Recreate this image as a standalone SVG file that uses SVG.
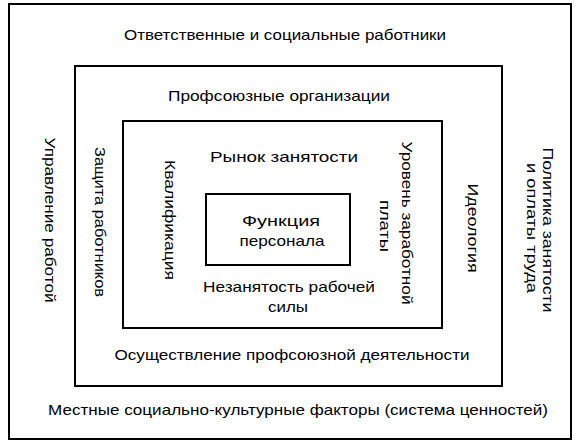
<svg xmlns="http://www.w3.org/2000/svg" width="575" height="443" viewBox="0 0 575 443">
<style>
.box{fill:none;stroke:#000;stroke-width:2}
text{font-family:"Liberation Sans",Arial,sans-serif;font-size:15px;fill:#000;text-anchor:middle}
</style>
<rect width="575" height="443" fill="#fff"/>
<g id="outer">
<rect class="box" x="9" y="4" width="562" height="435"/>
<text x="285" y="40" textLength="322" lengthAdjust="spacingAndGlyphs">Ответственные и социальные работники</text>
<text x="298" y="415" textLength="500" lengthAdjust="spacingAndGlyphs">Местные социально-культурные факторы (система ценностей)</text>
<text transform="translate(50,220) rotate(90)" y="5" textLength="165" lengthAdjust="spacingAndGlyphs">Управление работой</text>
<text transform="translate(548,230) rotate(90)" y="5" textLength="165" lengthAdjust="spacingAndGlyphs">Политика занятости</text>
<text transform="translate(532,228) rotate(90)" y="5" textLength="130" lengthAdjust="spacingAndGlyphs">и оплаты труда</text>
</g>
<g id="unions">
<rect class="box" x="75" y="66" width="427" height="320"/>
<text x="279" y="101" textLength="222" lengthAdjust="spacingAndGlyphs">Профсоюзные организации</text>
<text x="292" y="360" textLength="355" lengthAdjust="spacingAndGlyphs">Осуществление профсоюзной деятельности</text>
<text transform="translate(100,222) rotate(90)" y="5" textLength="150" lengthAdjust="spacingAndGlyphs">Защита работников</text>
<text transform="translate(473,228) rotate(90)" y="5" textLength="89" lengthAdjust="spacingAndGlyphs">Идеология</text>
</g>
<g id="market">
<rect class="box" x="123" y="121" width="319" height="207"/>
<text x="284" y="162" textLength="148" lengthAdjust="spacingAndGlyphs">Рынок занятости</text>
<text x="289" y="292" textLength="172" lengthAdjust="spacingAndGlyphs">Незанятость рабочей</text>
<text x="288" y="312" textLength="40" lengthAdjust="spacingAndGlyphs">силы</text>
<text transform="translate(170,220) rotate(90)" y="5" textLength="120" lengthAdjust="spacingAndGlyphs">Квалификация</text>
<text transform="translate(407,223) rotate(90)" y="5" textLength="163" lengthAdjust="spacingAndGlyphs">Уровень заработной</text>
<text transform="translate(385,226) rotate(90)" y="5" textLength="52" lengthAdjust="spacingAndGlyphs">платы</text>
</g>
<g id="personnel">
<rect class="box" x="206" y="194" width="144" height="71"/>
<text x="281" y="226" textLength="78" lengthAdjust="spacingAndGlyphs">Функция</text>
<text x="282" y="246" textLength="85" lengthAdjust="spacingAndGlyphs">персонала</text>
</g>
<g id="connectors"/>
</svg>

☆ ☆ ☆ ☆

_What the exercise asks_. Repeat all of the data above word for word, minus the pictures.

_In response_.
Recreate this image as a standalone SVG file that uses SVG.
<svg xmlns="http://www.w3.org/2000/svg" width="575" height="443" viewBox="0 0 575 443">
<style>
.box{fill:none;stroke:#000;stroke-width:2}
text{font-family:"Liberation Sans",Arial,sans-serif;font-size:15px;fill:#000;text-anchor:middle}
</style>
<rect width="575" height="443" fill="#fff"/>
<g id="outer">
<rect class="box" x="9" y="4" width="562" height="435"/>
<text x="285" y="40" textLength="322" lengthAdjust="spacingAndGlyphs">Ответственные и социальные работники</text>
<text x="298" y="415" textLength="500" lengthAdjust="spacingAndGlyphs">Местные социально-культурные факторы (система ценностей)</text>
<text transform="translate(50,220) rotate(90)" y="5" textLength="165" lengthAdjust="spacingAndGlyphs">Управление работой</text>
<text transform="translate(548,230) rotate(90)" y="5" textLength="165" lengthAdjust="spacingAndGlyphs">Политика занятости</text>
<text transform="translate(532,228) rotate(90)" y="5" textLength="130" lengthAdjust="spacingAndGlyphs">и оплаты труда</text>
</g>
<g id="unions">
<rect class="box" x="75" y="66" width="427" height="320"/>
<text x="279" y="101" textLength="222" lengthAdjust="spacingAndGlyphs">Профсоюзные организации</text>
<text x="292" y="360" textLength="355" lengthAdjust="spacingAndGlyphs">Осуществление профсоюзной деятельности</text>
<text transform="translate(100,222) rotate(90)" y="5" textLength="150" lengthAdjust="spacingAndGlyphs">Защита работников</text>
<text transform="translate(473,228) rotate(90)" y="5" textLength="89" lengthAdjust="spacingAndGlyphs">Идеология</text>
</g>
<g id="market">
<rect class="box" x="123" y="121" width="319" height="207"/>
<text x="284" y="162" textLength="148" lengthAdjust="spacingAndGlyphs">Рынок занятости</text>
<text x="289" y="292" textLength="172" lengthAdjust="spacingAndGlyphs">Незанятость рабочей</text>
<text x="288" y="312" textLength="40" lengthAdjust="spacingAndGlyphs">силы</text>
<text transform="translate(170,220) rotate(90)" y="5" textLength="120" lengthAdjust="spacingAndGlyphs">Квалификация</text>
<text transform="translate(407,223) rotate(90)" y="5" textLength="163" lengthAdjust="spacingAndGlyphs">Уровень заработной</text>
<text transform="translate(385,226) rotate(90)" y="5" textLength="52" lengthAdjust="spacingAndGlyphs">платы</text>
</g>
<g id="personnel">
<rect class="box" x="206" y="194" width="144" height="71"/>
<text x="281" y="226" textLength="78" lengthAdjust="spacingAndGlyphs">Функция</text>
<text x="282" y="246" textLength="85" lengthAdjust="spacingAndGlyphs">персонала</text>
</g>
<g id="connectors"/>
</svg>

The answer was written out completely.